Das Programm der Forschungsgruppe „Digitale Mobilität und gesellschaftliche Differenzierung“ hat drei Ankerpunkte:

  • Empirische Ermittlung der Distanzierungen zum privaten Automobil: Wie weit ist dieser Prozess bereits tatsächlich fortgeschritten und welche Rolle spielen dabei insbesondere digitale Plattformen? Wie entwickeln sich Lebensentwürfe und damit verbundene Mobilitätspraktiken in ländlichen im Kontrast zu städtischen Räumen? Wie entwickelt sich die Dialektik zwischen räumlicher und sozialer Mobilität unter den Bedingungen der Digitalisierung?
  • Interventionen in die politische Regulierung des Verkehr und des öffentlichen Raumes: Wie kann man die Pfadabhängigkeit der herrschenden Governance-Strukturen örtlich und temporär auflösen und Freiräume für neue soziale Praktiken schaffen? Kann man politisches Handeln auf Probe ermöglichen, um neue Regeln auszuprobieren? 

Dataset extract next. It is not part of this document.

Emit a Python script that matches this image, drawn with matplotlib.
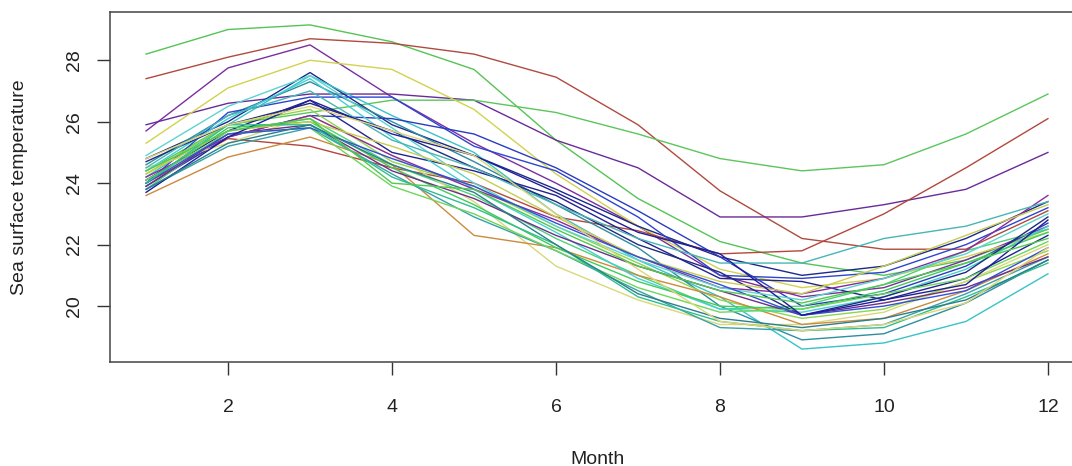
import matplotlib
matplotlib.use("Agg")
import matplotlib.pyplot as plt

months = list(range(1, 13))

green_a = [28.2, 29.0, 29.15, 28.6, 27.7, 25.4, 23.5, 22.1, 21.4, 21.0, 21.5, 22.5]
red_a = [27.4, 28.1, 28.7, 28.55, 28.2, 27.45, 25.9, 23.75, 22.2, 21.85, 21.85, 23.1]
purple_a = [25.7, 27.75, 28.5, 26.8, 25.3, 24.0, 22.6, 21.0, 20.3, 20.6, 21.5, 22.6]
purple_b = [25.9, 26.6, 26.9, 26.9, 26.7, 25.4, 24.5, 22.9, 22.9, 23.3, 23.8, 25.0]
green_b = [24.4, 25.9, 26.3, 26.7, 26.7, 26.3, 25.6, 24.8, 24.4, 24.6, 25.6, 26.9]
yellow_a = [25.3, 27.1, 28.0, 27.7, 26.4, 24.3, 22.6, 21.2, 20.6, 20.9, 21.6, 22.4]
red_b = [24.0, 25.45, 25.2, 24.5, 24.0, 22.9, 22.45, 21.7, 21.8, 23.0, 24.5, 26.1]
navy_a = [24.8, 26.0, 27.6, 25.9, 24.9, 23.8, 22.6, 21.6, 21.0, 21.3, 22.2, 23.4]
cyan_a = [24.2, 25.9, 27.5, 26.2, 25.0, 23.0, 21.5, 20.3, 18.6, 18.8, 19.5, 21.05]
teal_a = [24.6, 26.2, 27.3, 26.0, 24.7, 23.3, 21.9, 20.0, 18.9, 19.1, 20.1, 21.5]
blue_a = [24.0, 26.3, 26.8, 26.8, 25.2, 24.4, 22.9, 21.0, 20.9, 21.1, 22.0, 23.2]
navy_b = [24.1, 25.7, 26.7, 25.0, 24.4, 23.6, 22.2, 20.9, 20.8, 20.2, 20.9, 22.3]
blue_b = [23.9, 25.5, 26.2, 26.1, 25.6, 24.5, 23.1, 21.6, 20.0, 20.4, 21.3, 22.7]
green_c = [23.8, 25.7, 26.1, 24.6, 23.6, 22.2, 21.0, 19.9, 20.0, 20.7, 21.8, 22.5]
lime_a = [24.3, 25.9, 26.4, 24.7, 23.9, 22.6, 21.4, 20.2, 19.6, 19.9, 20.8, 21.8]
yellow_b = [24.5, 25.3, 26.2, 24.9, 23.4, 21.3, 20.2, 19.4, 19.4, 19.8, 20.8, 22.0]
orange_a = [23.6, 24.85, 25.5, 24.6, 22.3, 21.9, 21.0, 20.3, 19.4, 19.6, 20.5, 21.7]
cyan_b = [24.4, 26.1, 27.4, 25.5, 23.8, 22.4, 20.9, 19.9, 19.8, 20.3, 21.2, 22.6]
teal_b = [23.8, 25.2, 25.8, 24.3, 22.9, 21.8, 20.5, 19.3, 19.2, 19.4, 20.4, 21.6]
green_d = [24.0, 25.8, 26.0, 24.5, 23.3, 21.9, 20.8, 20.0, 19.9, 20.5, 21.4, 22.4]
purple_c = [24.2, 25.5, 26.2, 24.9, 23.8, 22.8, 21.6, 20.6, 20.4, 20.9, 21.8, 23.6]
purple_d = [23.9, 25.6, 25.9, 24.4, 23.5, 22.3, 21.3, 20.5, 19.7, 20.1, 20.6, 21.6]
navy_c = [24.7, 25.9, 26.6, 25.7, 24.5, 23.4, 22.0, 21.1, 19.7, 20.3, 21.1, 22.9]
cyan_c = [24.9, 26.5, 27.5, 25.8, 24.0, 22.6, 21.5, 20.6, 20.2, 20.9, 21.7, 23.0]
yellow_c = [24.3, 25.7, 26.0, 25.2, 24.3, 22.9, 21.6, 20.8, 20.4, 21.3, 22.3, 23.3]
teal_c = [24.5, 26.2, 27.0, 25.4, 24.5, 23.3, 22.2, 21.4, 21.4, 22.2, 22.6, 23.4]
green_e = [24.1, 25.6, 25.8, 23.9, 23.0, 21.8, 20.6, 19.8, 19.9, 20.4, 20.9, 22.1]
blue_c = [24.0, 25.6, 25.8, 24.8, 23.9, 22.7, 21.6, 20.7, 19.7, 20.0, 20.5, 21.9]
navy_d = [23.7, 25.5, 26.7, 25.6, 24.9, 23.7, 22.4, 21.7, 19.7, 20.2, 20.7, 22.8]
sea_a = [24.0, 25.9, 25.9, 24.2, 23.2, 22.0, 20.3, 19.5, 19.2, 19.3, 20.3, 21.4]
teal_d = [23.8, 25.3, 25.9, 24.6, 23.7, 22.0, 20.4, 19.6, 19.3, 19.6, 20.2, 21.5]
yellow_d = [24.8, 25.9, 26.5, 25.7, 24.9, 23.0, 21.2, 19.5, 19.2, 19.4, 20.1, 21.9]
green_f = [24.4, 25.7, 26.1, 24.0, 23.8, 22.5, 21.3, 20.5, 20.1, 20.7, 21.4, 22.2]

series = [
    (green_a, "#55c455"), (red_a, "#b04a40"), (purple_a, "#7b2f9f"),
    (purple_b, "#6a2a9a"), (green_b, "#5bc65b"), (yellow_a, "#d2d24e"),
    (red_b, "#b3473d"), (navy_a, "#1c2a8c"), (cyan_a, "#37c3c8"),
    (teal_a, "#2c8e9e"), (blue_a, "#2d45d0"), (navy_b, "#23238f"),
    (blue_b, "#2a3cc0"), (green_c, "#4fd07a"), (lime_a, "#8fd64a"),
    (yellow_b, "#d8d87a"), (orange_a, "#cc8a3c"), (cyan_b, "#46cfd6"),
    (teal_b, "#3aa0a8"), (green_d, "#3fcc5a"), (purple_c, "#8a2c9c"),
    (purple_d, "#6e2f8a"), (navy_c, "#202a80"), (cyan_c, "#5cd4d0"),
    (yellow_c, "#c8cc52"), (teal_c, "#49b5b5"), (green_e, "#6ed65c"),
    (blue_c, "#3250d8"), (navy_d, "#1e1e99"), (sea_a, "#2fbf8f"),
    (teal_d, "#2b7f8c"), (yellow_d, "#e0d47a"), (green_f, "#51c951"),
]

plt.rcParams["font.family"] = ["Liberation Sans", "DejaVu Sans"]

fig = plt.figure(figsize=(10.72, 4.66), dpi=100)
ax = fig.add_axes([110 / 1072, 104 / 466, 974 / 1072, 350 / 466])

for values, color in series:
    ax.plot(months, values, color=color, lw=1.0)

ax.set_xlim(0.56, 12.44)
ax.set_ylim(18.18, 29.57)
ax.set_xticks([2, 4, 6, 8, 10, 12])
ax.set_yticks([20, 22, 24, 26, 28])
ax.tick_params(axis="both", direction="out", length=9.5, width=1.0,
               color="#333333", labelsize=14, labelcolor="#222222")
ax.tick_params(axis="x", pad=17)
ax.tick_params(axis="y", pad=10)
for lbl in ax.get_yticklabels():
    lbl.set_rotation(90)
    lbl.set_va("center")
for spine in ax.spines.values():
    spine.set_color("#444444")
    spine.set_linewidth(1.1)

ax.set_xlabel("Month", fontsize=14, color="#222222", labelpad=25)
ax.set_ylabel("Sea surface temperature", fontsize=14, color="#222222", labelpad=27)

fig.savefig("out.png", dpi=100)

  • Konsolidierung des theoretischen Bezugsrahmens für eine Soziologie der Transformation: Die Techniksoziologie hat bisher ein profundes Wissen über Prozesse der technischen Einschreibung sozialer Dynamiken generiert. Sie hat  aber noch wenig Kenntnis darüber, wie fundamentale Technikstrukturen zu erodieren beginnen: Wie kann die Dynamik technischer sowie sozialer Transformationen erfasst und verstanden werden?